Currently, there are Blender products (assets, addons, node setups…) available for sale that don’t adhere to any standard and are therefore incompatible with real-world scale – and by extension professional pipelines – because they were built or designed without scale in mind.
For example, there are commercial procedural glassware and pottery generators (and many other types of generators) that were built around Blender’s enormous default objects and are therefore tuned to make things that are, in some cases, hundreds of times larger than the objects they are intended to replicate or be used with. Does it really matter? In most cases, yes. Because attempting to tweak the input values of these procedural tools to match real-world scale is impossible or very impractical. Rather than save time, they cost it.
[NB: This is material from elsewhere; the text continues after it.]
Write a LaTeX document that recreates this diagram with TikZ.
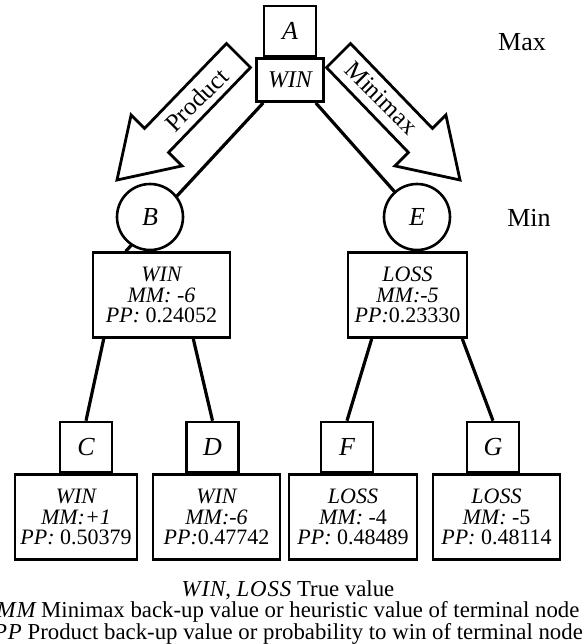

Sticking to real-world scale means that everyone who uses real-world scale can expect to get similar results using similar values. It reduces incompatibilities and it means that files and values in those files become interchangeable between pipelines.
- Real-world scale is also especially important when it comes to physics.
While scale issues are not always obvious with rigid body objects, if you have fluid (or smoke) interacting with those rigid body objects, those objects need to be at real-world scale to get physically accurate results.
Fluid, fire, and smoke do not behave the same way at a small scale as they do at a large scale. Consider that soup in a bowl does not act the same as water in a pool or waves in an ocean. Consider that a candle flame does not behave the same way as a roaring fire.
Additionally, force, speed, and distance are all physical properties that can look wrong when applied to objects that are not the proper scale.
For example, large objects with a lot of mass do not move (or explode) or interact with other objects in the same way as small objects with little mass. You wouldn’t expect a large boulder to tumble down a hill the same way as a small rock does.
Scaling objects up to “make them work with Blender’s default physics settings” instead of adjusting values to the proper settings doesn’t just make the scale wrong, it makes mass, speed, and distance wrong. It makes the lighting wrong. And it can make material settings wrong.
Sometimes just adjusting numbers with no regard to accuracy to make things seem correct can work, and it’s fine if you’re working in a vacuum, but the more you mess with properties to make them appear correct at the wrong scale, the further you move away from a standard and being able to get consistent results.
When everything is built following a standard, then values naturally fall into place. When you don’t follow a standard, then tweaking values for something in one part of a scene can have adverse effects on something else in the scene. And soon you are having to tweak a bunch of values in different places because suddenly things don’t look right because all the numbers being used have no relation to reality.
- It matters with materials, too
Textures that are intended for a certain sized object that are built without regard to real-world scale (such as designed on default objects) will have “fantasy” values that are inconsistent with those built with real-world scale in mind.
These are just a few reasons to consider why working at real-world scale in Blender makes sense.
These are only some places where it’s important to pay attention to scale:
- Shaders
Did you know that the distance input of the BUMP NODE is measured in meters? The default value is 1 meter… which signifies the distance between the bump and the surface of the object.
Many subsurface inputs are also measured in meters.
- Lighting
The size of lights has an impact on their shadows. The values used to adjust the intensity have a direct impact on the distance the light covers.
- Physics
For rigid bodies, the default Collision Margin is 4cm. This means rigid bodies cannot get closer than 4cm (unless you change the default).
The default Thickness Outer for rigid bodies is 2cm. This means the rigid body will not allow cloth to get closer than 2cm.
For cloth, the default Object Collisions distance is 1.5cm. This means cloth is restricted from colliding with rigid bodies at 1.5cm.
The self-collisions distance default for cloth is 1.5cm.
- Blender’s default objects
Blender’s default objects are big. Like really, really big. Without a scale object in your scene for reference, it is impossible to tell how big they are just by looking.
The default cube is taller than a 6-foot (183cm) human. So is Suzanne. So is the sphere. So is the bezier curve. Everything is huge compared to the sorts of objects humans typically interact with.
- Can’t I just change these default values in my startup file?
While you can customize many things in your startup file – and everyone should – based on my tests with physics, “collision margin” settings are not persistent. Neither is “object collisions distance” or “self collisions” with cloth.
Additionally, node and modifier data isn’t persistent either. (You can’t change the default value of the bump node, for example). These settings must be changed manually every time (just like the huge 2m default objects blender creates).